Bhakti can lead  to God-Realization and escape from Samsara as an independent means all by  itself. It is the easiest of all paths available to any one. It is of help even  to those who aspire for Jnana for the sake of maintaining their loving  relationship with God.
This may probably be the reason that prompted Narada to write on Bhakti in  preference to Jnana or Karma. These Sutras or aphorisms should be construed not  as a commentary on Bhakti as a speculative philosophy based on reason but as an  exposition on the author’s actual personal experiences, supported by  scriptures.

Definition of Bhakti (Sutra 2 & 3)
The term Bhakti  comes from the root ‘Bhaj’, which means ‘to be attached to God’. Bhakti is  divided into two types viz. Apara Bhakti or Gauna Bhakti and Para Bhakti. Apara  Bhakti is the initial stage of devotion of an aspirant in the path of Bhakti  while Para Bhakti is the highest stage in that path.
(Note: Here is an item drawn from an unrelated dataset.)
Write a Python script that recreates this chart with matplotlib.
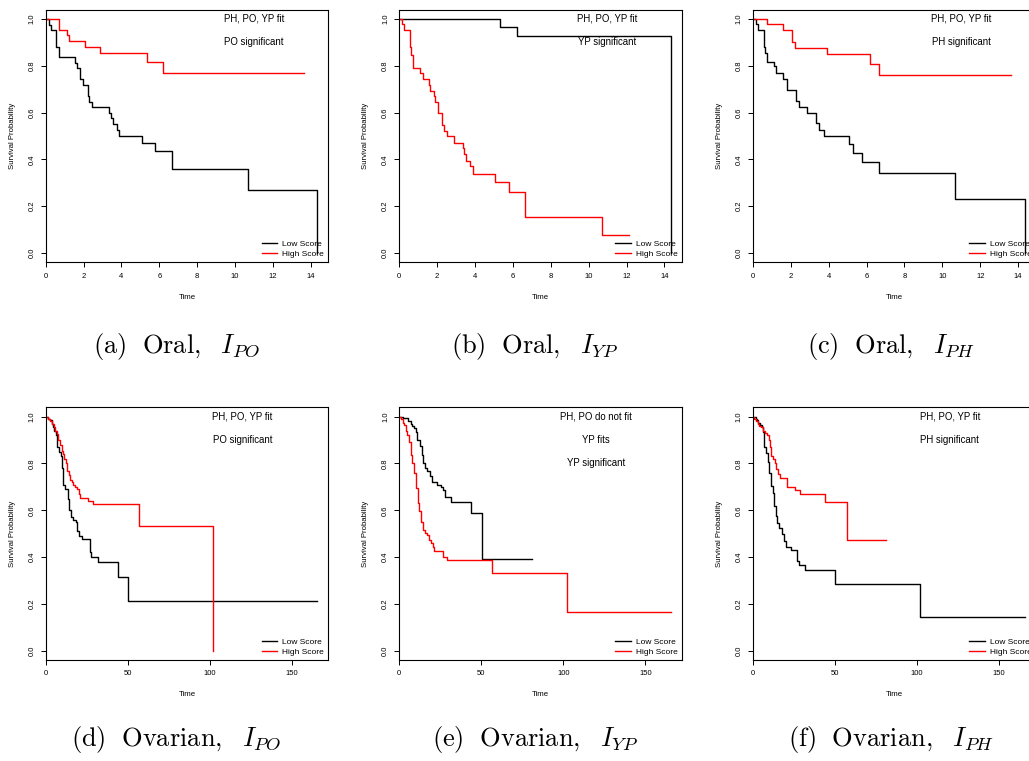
import matplotlib
matplotlib.use("Agg")
import matplotlib.pyplot as plt
from matplotlib.lines import Line2D

plt.rcParams['font.family'] = ['Liberation Sans', 'DejaVu Sans']
plt.rcParams['mathtext.fontset'] = 'cm'

# Kaplan-Meier step curves: event times and survival after each step
oral_po_low_t = [0, 0.16, 0.26, 0.55, 0.69, 1.57, 1.64, 1.81, 1.99, 2.24, 2.31, 2.47, 3.33, 3.45, 3.54, 3.75, 3.89, 5.07, 5.77, 6.67, 10.70, 14.35]
oral_po_low_s = [1, 0.976, 0.953, 0.882, 0.837, 0.814, 0.790, 0.744, 0.718, 0.669, 0.647, 0.623, 0.597, 0.575, 0.552, 0.526, 0.500, 0.469, 0.437, 0.358, 0.269, 0.0]
oral_po_high_t = [0, 0.69, 1.11, 1.23, 2.06, 2.87, 5.33, 6.21, 13.64]
oral_po_high_s = [1, 0.953, 0.930, 0.906, 0.880, 0.855, 0.815, 0.771, 0.771]

oral_yp_low_t = [0, 5.32, 6.23, 14.35]
oral_yp_low_s = [1, 0.967, 0.927, 0.0]
oral_yp_high_t = [0, 0.12, 0.25, 0.56, 0.62, 0.72, 1.11, 1.23, 1.58, 1.62, 1.83, 1.87, 2.06, 2.24, 2.27, 2.36, 2.50, 2.90, 3.35, 3.42, 3.52, 3.73, 3.91, 5.07, 5.79, 6.65, 10.72, 12.11]
oral_yp_high_s = [1, 0.977, 0.953, 0.882, 0.846, 0.790, 0.768, 0.743, 0.718, 0.694, 0.669, 0.644, 0.597, 0.572, 0.548, 0.522, 0.498, 0.472, 0.447, 0.422, 0.395, 0.370, 0.339, 0.304, 0.260, 0.156, 0.078, 0.078]

oral_ph_low_t = [0, 0.14, 0.26, 0.56, 0.65, 0.72, 1.11, 1.21, 1.57, 1.81, 2.27, 2.41, 2.87, 3.32, 3.46, 3.76, 5.05, 5.26, 5.75, 6.65, 10.69, 14.35]
oral_ph_low_s = [1, 0.977, 0.953, 0.882, 0.853, 0.816, 0.797, 0.768, 0.743, 0.697, 0.650, 0.626, 0.600, 0.555, 0.526, 0.500, 0.465, 0.427, 0.387, 0.344, 0.230, 0.0]
oral_ph_high_t = [0, 0.72, 1.60, 2.04, 2.20, 3.89, 6.19, 6.67, 13.61]
oral_ph_high_s = [1, 0.977, 0.953, 0.903, 0.878, 0.851, 0.807, 0.759, 0.759]

ovar_po_low_t = [0, 1.6, 2.6, 4.1, 4.7, 5.3, 6.1, 7.1, 8.1, 9.1, 10.2, 10.8, 12.0, 13.4, 14.2, 15.2, 16.9, 18.5, 19.3, 20.1, 22.4, 26.8, 27.6, 32.1, 43.9, 50.0, 165.6]
ovar_po_low_s = [1, 0.99, 0.985, 0.97, 0.955, 0.94, 0.92, 0.87, 0.85, 0.83, 0.78, 0.71, 0.69, 0.65, 0.60, 0.57, 0.56, 0.55, 0.51, 0.49, 0.477, 0.42, 0.40, 0.38, 0.316, 0.212, 0.212]
ovar_po_high_t = [0, 1.2, 2.6, 4.1, 5.1, 5.9, 6.7, 7.7, 8.7, 9.8, 10.8, 11.4, 12.4, 13.2, 14.0, 14.8, 15.9, 16.9, 17.9, 19.3, 20.3, 20.9, 26.0, 29.1, 57.1, 101.8]
ovar_po_high_s = [1, 0.99, 0.98, 0.97, 0.955, 0.94, 0.925, 0.90, 0.88, 0.855, 0.84, 0.82, 0.80, 0.77, 0.75, 0.73, 0.72, 0.71, 0.70, 0.69, 0.67, 0.653, 0.64, 0.625, 0.535, 0.0]

ovar_yp_low_t = [0, 2.4, 5.5, 6.9, 7.9, 8.9, 9.9, 11.0, 12.8, 13.8, 14.6, 15.6, 17.0, 18.7, 19.7, 22.7, 25.4, 26.4, 27.8, 31.5, 44.0, 50.1, 81.0]
ovar_yp_low_s = [1, 0.995, 0.98, 0.97, 0.96, 0.95, 0.935, 0.90, 0.875, 0.835, 0.80, 0.78, 0.77, 0.745, 0.72, 0.71, 0.70, 0.685, 0.655, 0.635, 0.588, 0.392, 0.392]
ovar_yp_high_t = [0, 1.0, 2.0, 2.8, 3.9, 4.9, 5.9, 6.9, 7.9, 8.9, 10.1, 11.2, 12.2, 13.2, 14.2, 15.6, 16.6, 18.1, 19.3, 20.3, 21.3, 26.8, 28.8, 56.6, 101.9, 165.6]
ovar_yp_high_s = [1, 0.99, 0.975, 0.965, 0.94, 0.92, 0.89, 0.835, 0.80, 0.76, 0.695, 0.63, 0.595, 0.55, 0.515, 0.505, 0.495, 0.475, 0.46, 0.445, 0.425, 0.40, 0.389, 0.333, 0.166, 0.166]

ovar_ph_low_t = [0, 1.6, 2.2, 3.3, 4.3, 5.3, 6.3, 6.9, 7.9, 8.9, 10.0, 11.0, 12.0, 13.0, 14.0, 14.8, 15.9, 17.5, 18.9, 19.9, 23.0, 26.8, 27.8, 31.7, 50.0, 101.6, 165.6]
ovar_ph_low_s = [1, 0.99, 0.985, 0.975, 0.965, 0.955, 0.935, 0.87, 0.845, 0.805, 0.76, 0.705, 0.675, 0.62, 0.575, 0.545, 0.525, 0.50, 0.47, 0.445, 0.43, 0.385, 0.368, 0.345, 0.287, 0.143, 0.143]
ovar_ph_high_t = [0, 0.8, 1.8, 2.9, 3.9, 4.9, 5.9, 7.3, 8.7, 9.8, 10.6, 11.0, 12.4, 13.4, 14.0, 15.0, 16.5, 20.5, 25.8, 28.7, 43.9, 57.1, 80.9]
ovar_ph_high_s = [1, 0.99, 0.98, 0.97, 0.96, 0.955, 0.94, 0.93, 0.92, 0.90, 0.87, 0.83, 0.82, 0.80, 0.775, 0.755, 0.74, 0.70, 0.685, 0.668, 0.635, 0.475, 0.475]

oral_ticks = [0, 2, 4, 6, 8, 10, 12, 14]
ovar_ticks = [0, 50, 100, 150]
oral_note_x = 11
ovar_note_x = 120

captions = [r"$\mathrm{(a)\ \ Oral,}\ \ I_{PO}$", r"$\mathrm{(b)\ \ Oral,}\ \ I_{YP}$", r"$\mathrm{(c)\ \ Oral,}\ \ I_{PH}$",
            r"$\mathrm{(d)\ \ Ovarian,}\ \ I_{PO}$", r"$\mathrm{(e)\ \ Ovarian,}\ \ I_{YP}$", r"$\mathrm{(f)\ \ Ovarian,}\ \ I_{PH}$"]

panels = [
    (oral_po_low_t, oral_po_low_s, oral_po_high_t, oral_po_high_s, oral_ticks, oral_note_x, ["PH, PO, YP fit", "PO significant"]),
    (oral_yp_low_t, oral_yp_low_s, oral_yp_high_t, oral_yp_high_s, oral_ticks, oral_note_x, ["PH, PO, YP fit", "YP significant"]),
    (oral_ph_low_t, oral_ph_low_s, oral_ph_high_t, oral_ph_high_s, oral_ticks, oral_note_x, ["PH, PO, YP fit", "PH significant"]),
    (ovar_po_low_t, ovar_po_low_s, ovar_po_high_t, ovar_po_high_s, ovar_ticks, ovar_note_x, ["PH, PO, YP fit", "PO significant"]),
    (ovar_yp_low_t, ovar_yp_low_s, ovar_yp_high_t, ovar_yp_high_s, ovar_ticks, ovar_note_x, ["PH, PO do not fit", "YP fits", "YP significant"]),
    (ovar_ph_low_t, ovar_ph_low_s, ovar_ph_high_t, ovar_ph_high_s, ovar_ticks, ovar_note_x, ["PH, PO, YP fit", "PH significant"]),
]

W, H = 1029, 761
fig = plt.figure(figsize=(W / 100, H / 100), dpi=100)

lefts = [45.7, 399.3, 753.0]
tops = [9.6, 407.3]
caption_x = [176, 535, 891]
caption_y = [353, 746]
aw, ah = 282.6, 252.8

for i, (lt, ls, ht, hs, xticks, note_x, notes) in enumerate(panels):
    r, c = divmod(i, 3)
    ax = fig.add_axes([lefts[c] / W, 1 - (tops[r] + ah) / H, aw / W, ah / H])
    ax.step(lt, ls, where='post', color='black', lw=1.0)
    ax.step(ht, hs, where='post', color='red', lw=1.0)
    tmax = max(lt[-1], ht[-1])
    ax.set_xlim(0, tmax * 1.04)
    ax.set_ylim(-0.04, 1.04)
    ax.set_xticks(xticks)
    ax.set_yticks([0, 0.2, 0.4, 0.6, 0.8, 1.0])
    ax.set_yticklabels(["0.0", "0.2", "0.4", "0.6", "0.8", "1.0"], rotation=90, va='center')
    ax.tick_params(length=3.4, width=0.7, labelsize=5.5, pad=4)
    for sp in ax.spines.values():
        sp.set_linewidth(0.8)
    ax.set_xlabel("Time", fontsize=5.6, va='center')
    ax.xaxis.set_label_coords(0.5, -0.137)
    ax.set_ylabel("Survival Probability", fontsize=5.6, va='center')
    ax.yaxis.set_label_coords(-0.119, 0.5)
    for k, note in enumerate(notes):
        ax.text(note_x, 1.0 - 0.1 * k, note, fontsize=6.9, ha='center', va='center')
    handles = [Line2D([], [], color='black', lw=1.0), Line2D([], [], color='red', lw=1.0)]
    ax.legend(handles, ["Low Score", "High Score"], loc='lower right', frameon=False, fontsize=6,
              handlelength=1.9, handletextpad=0.6, labelspacing=0.25, borderpad=0.3, borderaxespad=0.2)
    fig.text(caption_x[c] / W, 1 - caption_y[r] / H, captions[i], fontsize=19, ha='center', va='baseline')

fig.savefig("out.png", dpi=100)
Bhakti Yoga is  the path of loving devotion to God. It is expressed by means of ritual worship,  prayer and japam. It is the cultivation of a direct, intense personal  relationship between the worshipper and the worshipped. In the practice of  Bhakti Yoga some special aspect of God or some Divine incarnation is chosen so  that the devotee’s love may become more easily concentrated. For those who are  naturally drawn to this approach, it is the simplest of all. There is no doubt  that the great majority of believers, in all the world’s major religions, are  fundamentally Bhakti Yogis.

Bhakti can be  defined as an exclusive love for God, love for love’s sake. The devotee, with  indifference to the pleasures and affairs of the world and no selfish  expectation, reward or fear, wants God and God alone. Faith in God, attraction,  adoration, suppression of mundane desires, single-mindedness and attachment are  the stages through which the devotee develops the supreme love towards God. At  the last stage of Bhakti (supreme love - Para Bhakti) all sensory attractions  towards objects of enjoyment are transferred to the only one dearest object  viz. God. It is an eternal union of the devotee with his beloved culminating in  oneness between the two. The devotee drinks the real nectar of supreme devotion  securing freedom from the wheel of births and deaths. 

We can appreciate the experience of this love by  looking at the following statement of Hanuman to Sri Ram. “When I think of  myself as an embodied being, I am your servant; when I think of myself as an  individual soul, I am part of you; but when I realize ‘I am Atman’ I am one  with you. This is my firm conviction.”